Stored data
────────

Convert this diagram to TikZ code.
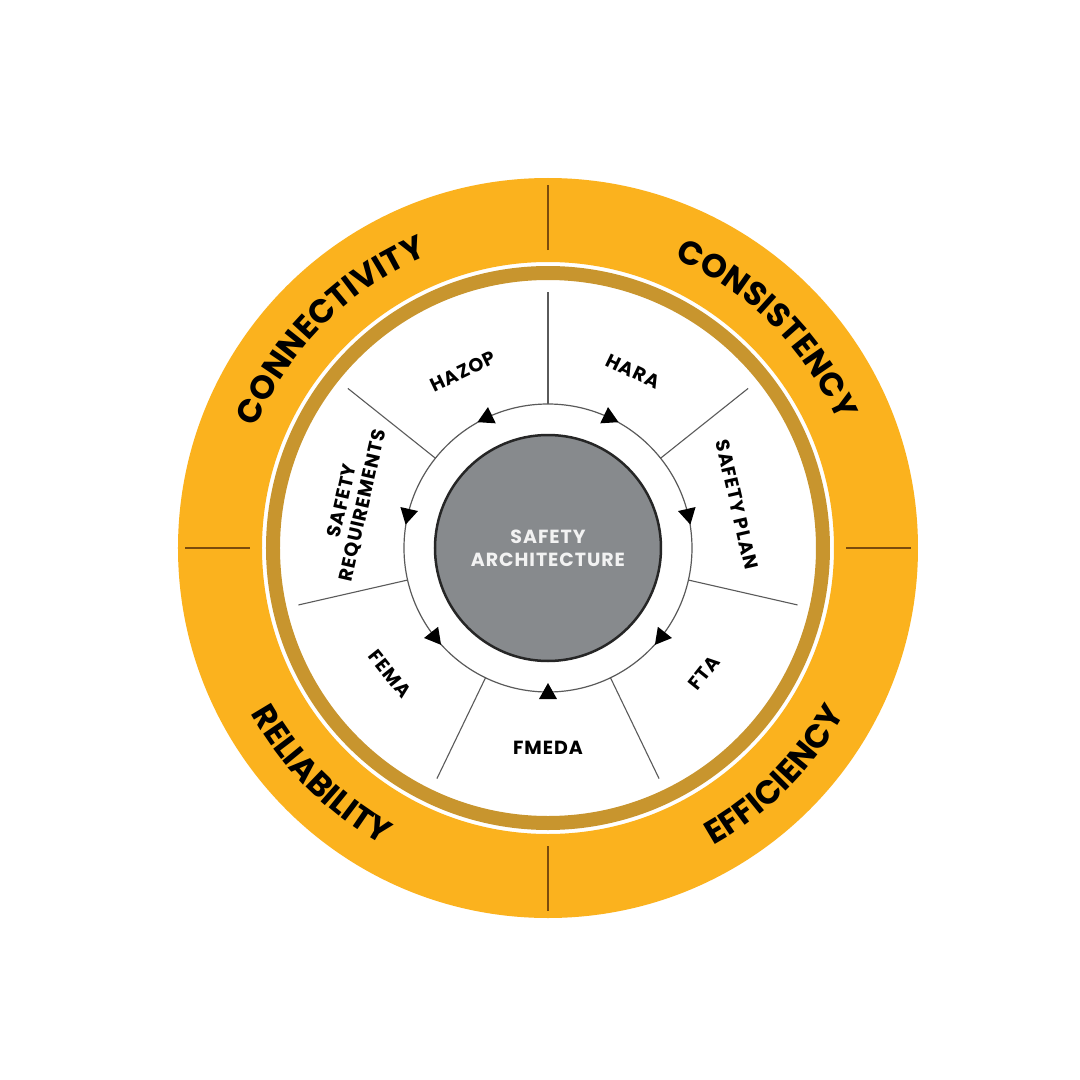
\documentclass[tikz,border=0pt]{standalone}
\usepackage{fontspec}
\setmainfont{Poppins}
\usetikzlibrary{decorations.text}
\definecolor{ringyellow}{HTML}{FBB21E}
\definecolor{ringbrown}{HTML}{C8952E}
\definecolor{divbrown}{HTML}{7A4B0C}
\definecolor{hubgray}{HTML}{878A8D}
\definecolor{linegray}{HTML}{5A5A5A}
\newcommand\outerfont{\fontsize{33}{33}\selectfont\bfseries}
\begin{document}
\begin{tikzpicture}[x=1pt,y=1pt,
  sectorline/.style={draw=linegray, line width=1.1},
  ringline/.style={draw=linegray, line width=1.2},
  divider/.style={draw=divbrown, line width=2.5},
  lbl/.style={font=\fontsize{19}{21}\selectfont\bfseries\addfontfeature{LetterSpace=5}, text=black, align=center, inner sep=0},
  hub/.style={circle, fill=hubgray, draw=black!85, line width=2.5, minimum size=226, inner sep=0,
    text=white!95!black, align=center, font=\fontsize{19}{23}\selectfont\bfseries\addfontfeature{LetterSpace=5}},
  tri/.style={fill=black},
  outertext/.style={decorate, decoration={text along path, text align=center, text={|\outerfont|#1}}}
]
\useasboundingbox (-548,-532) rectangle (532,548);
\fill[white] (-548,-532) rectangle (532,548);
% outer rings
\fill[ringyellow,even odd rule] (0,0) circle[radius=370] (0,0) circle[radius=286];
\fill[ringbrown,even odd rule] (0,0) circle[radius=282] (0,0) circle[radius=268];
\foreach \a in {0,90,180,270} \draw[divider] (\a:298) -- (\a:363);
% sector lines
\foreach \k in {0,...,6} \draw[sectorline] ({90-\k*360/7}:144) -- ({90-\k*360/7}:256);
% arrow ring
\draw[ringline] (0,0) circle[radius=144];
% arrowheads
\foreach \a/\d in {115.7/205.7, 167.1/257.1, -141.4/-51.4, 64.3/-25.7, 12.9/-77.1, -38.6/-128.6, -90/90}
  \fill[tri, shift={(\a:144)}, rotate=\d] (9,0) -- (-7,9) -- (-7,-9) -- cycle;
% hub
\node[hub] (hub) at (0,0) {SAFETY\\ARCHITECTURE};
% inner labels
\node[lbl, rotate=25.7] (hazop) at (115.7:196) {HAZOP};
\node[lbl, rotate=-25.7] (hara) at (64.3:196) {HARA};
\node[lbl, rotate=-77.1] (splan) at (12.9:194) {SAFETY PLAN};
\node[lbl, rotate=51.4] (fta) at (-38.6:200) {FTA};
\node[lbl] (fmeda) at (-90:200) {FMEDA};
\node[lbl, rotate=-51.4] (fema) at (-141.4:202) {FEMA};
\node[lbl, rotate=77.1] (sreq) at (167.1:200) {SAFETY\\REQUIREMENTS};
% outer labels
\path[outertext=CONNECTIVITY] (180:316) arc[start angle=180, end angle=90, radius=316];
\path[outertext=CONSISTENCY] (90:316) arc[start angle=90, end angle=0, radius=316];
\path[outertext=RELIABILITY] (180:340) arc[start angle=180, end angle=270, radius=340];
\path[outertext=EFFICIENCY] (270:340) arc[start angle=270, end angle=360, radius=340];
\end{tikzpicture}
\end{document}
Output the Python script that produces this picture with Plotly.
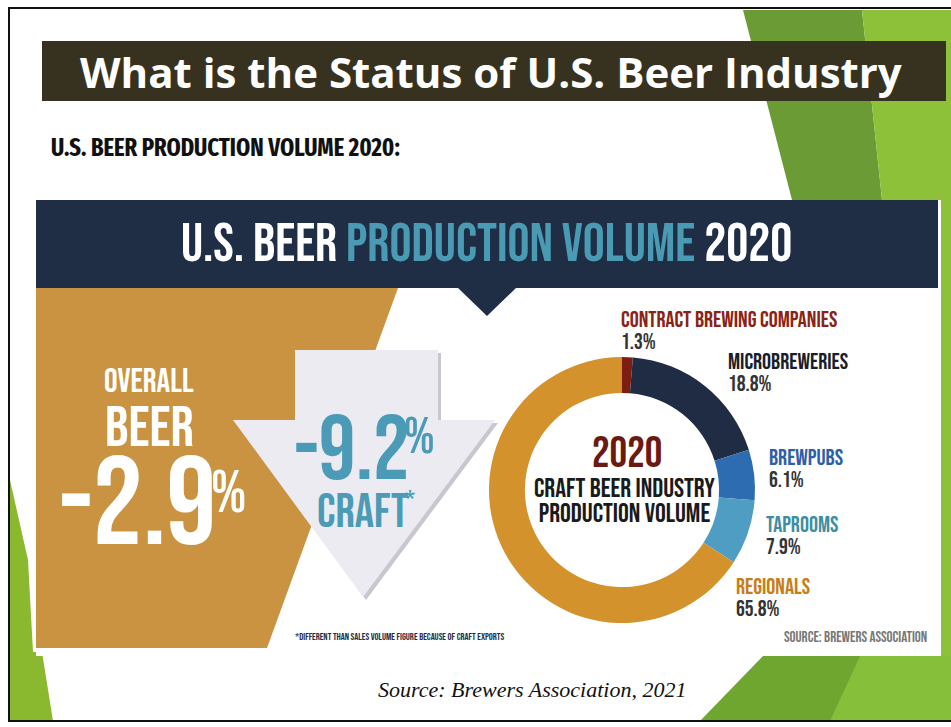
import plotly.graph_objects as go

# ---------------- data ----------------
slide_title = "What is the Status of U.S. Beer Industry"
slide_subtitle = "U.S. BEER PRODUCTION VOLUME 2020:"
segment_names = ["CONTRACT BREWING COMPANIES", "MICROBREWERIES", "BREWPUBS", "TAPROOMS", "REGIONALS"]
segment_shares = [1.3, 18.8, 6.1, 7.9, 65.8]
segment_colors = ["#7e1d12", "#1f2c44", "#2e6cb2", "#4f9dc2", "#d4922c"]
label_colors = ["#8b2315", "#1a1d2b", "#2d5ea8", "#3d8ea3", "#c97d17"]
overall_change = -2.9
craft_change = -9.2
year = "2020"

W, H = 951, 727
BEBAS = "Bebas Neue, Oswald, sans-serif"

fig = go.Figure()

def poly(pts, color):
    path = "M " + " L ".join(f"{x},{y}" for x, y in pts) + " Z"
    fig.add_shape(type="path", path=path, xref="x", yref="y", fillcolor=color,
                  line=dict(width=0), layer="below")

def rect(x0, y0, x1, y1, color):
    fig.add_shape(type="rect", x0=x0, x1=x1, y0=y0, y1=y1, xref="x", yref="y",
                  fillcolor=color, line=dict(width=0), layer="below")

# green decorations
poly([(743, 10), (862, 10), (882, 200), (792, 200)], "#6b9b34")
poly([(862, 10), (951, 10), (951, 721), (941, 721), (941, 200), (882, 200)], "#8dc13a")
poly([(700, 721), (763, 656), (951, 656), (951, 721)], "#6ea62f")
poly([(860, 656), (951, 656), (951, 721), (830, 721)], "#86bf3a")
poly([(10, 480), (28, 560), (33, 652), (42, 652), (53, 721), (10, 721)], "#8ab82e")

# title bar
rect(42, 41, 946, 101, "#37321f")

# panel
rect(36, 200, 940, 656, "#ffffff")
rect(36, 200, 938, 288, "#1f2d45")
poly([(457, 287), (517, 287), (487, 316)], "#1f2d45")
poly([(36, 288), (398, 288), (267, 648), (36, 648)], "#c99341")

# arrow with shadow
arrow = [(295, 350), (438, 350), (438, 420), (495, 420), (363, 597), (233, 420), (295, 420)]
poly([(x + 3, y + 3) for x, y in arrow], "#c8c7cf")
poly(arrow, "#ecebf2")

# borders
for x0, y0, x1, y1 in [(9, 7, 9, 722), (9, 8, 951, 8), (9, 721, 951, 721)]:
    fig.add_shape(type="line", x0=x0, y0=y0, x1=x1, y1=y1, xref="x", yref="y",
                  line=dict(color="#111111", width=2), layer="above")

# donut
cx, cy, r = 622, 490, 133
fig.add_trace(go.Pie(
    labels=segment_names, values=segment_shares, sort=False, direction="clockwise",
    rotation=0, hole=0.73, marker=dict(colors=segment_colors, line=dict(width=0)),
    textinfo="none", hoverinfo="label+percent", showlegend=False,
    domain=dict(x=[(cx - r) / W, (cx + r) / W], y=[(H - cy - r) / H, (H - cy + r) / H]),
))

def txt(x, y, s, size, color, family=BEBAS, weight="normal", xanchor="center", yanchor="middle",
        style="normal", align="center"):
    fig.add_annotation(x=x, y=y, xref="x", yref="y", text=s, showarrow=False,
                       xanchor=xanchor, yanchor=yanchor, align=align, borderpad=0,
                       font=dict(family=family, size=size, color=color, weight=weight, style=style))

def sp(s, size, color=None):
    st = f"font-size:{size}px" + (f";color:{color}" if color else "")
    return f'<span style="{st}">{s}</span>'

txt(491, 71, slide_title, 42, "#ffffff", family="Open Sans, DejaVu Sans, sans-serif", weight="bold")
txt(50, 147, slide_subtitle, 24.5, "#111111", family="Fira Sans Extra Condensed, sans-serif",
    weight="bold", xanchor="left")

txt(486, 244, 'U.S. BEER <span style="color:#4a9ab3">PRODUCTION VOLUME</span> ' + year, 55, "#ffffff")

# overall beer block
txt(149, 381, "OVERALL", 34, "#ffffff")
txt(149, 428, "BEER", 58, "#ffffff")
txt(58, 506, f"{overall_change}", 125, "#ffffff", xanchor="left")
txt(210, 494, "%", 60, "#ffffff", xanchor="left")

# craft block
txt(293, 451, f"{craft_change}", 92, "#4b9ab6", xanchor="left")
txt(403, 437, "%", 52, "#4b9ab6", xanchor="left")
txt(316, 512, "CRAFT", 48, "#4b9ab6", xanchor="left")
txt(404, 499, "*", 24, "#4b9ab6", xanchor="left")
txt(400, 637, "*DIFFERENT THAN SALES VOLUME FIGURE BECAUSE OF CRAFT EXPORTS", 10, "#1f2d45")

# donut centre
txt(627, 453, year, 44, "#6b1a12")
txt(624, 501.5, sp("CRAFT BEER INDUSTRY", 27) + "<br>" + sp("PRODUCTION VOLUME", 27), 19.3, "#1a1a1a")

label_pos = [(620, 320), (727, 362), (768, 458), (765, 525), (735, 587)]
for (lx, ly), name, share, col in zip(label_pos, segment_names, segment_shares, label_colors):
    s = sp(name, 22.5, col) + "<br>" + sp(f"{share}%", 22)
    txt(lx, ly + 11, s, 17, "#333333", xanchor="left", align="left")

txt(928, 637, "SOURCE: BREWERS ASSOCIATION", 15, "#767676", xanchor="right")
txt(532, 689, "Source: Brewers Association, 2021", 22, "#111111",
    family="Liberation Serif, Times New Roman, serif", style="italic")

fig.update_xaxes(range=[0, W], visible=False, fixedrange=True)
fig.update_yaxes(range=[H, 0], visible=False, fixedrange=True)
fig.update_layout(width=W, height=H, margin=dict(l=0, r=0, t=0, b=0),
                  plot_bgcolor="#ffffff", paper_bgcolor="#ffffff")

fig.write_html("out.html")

────────

[TASK TO COMPLETE] Scan the material above. Copy each line where "this" occurs.

[THE RESULT]
Convert this diagram to TikZ code.
Output the Python script that produces this picture with Plotly.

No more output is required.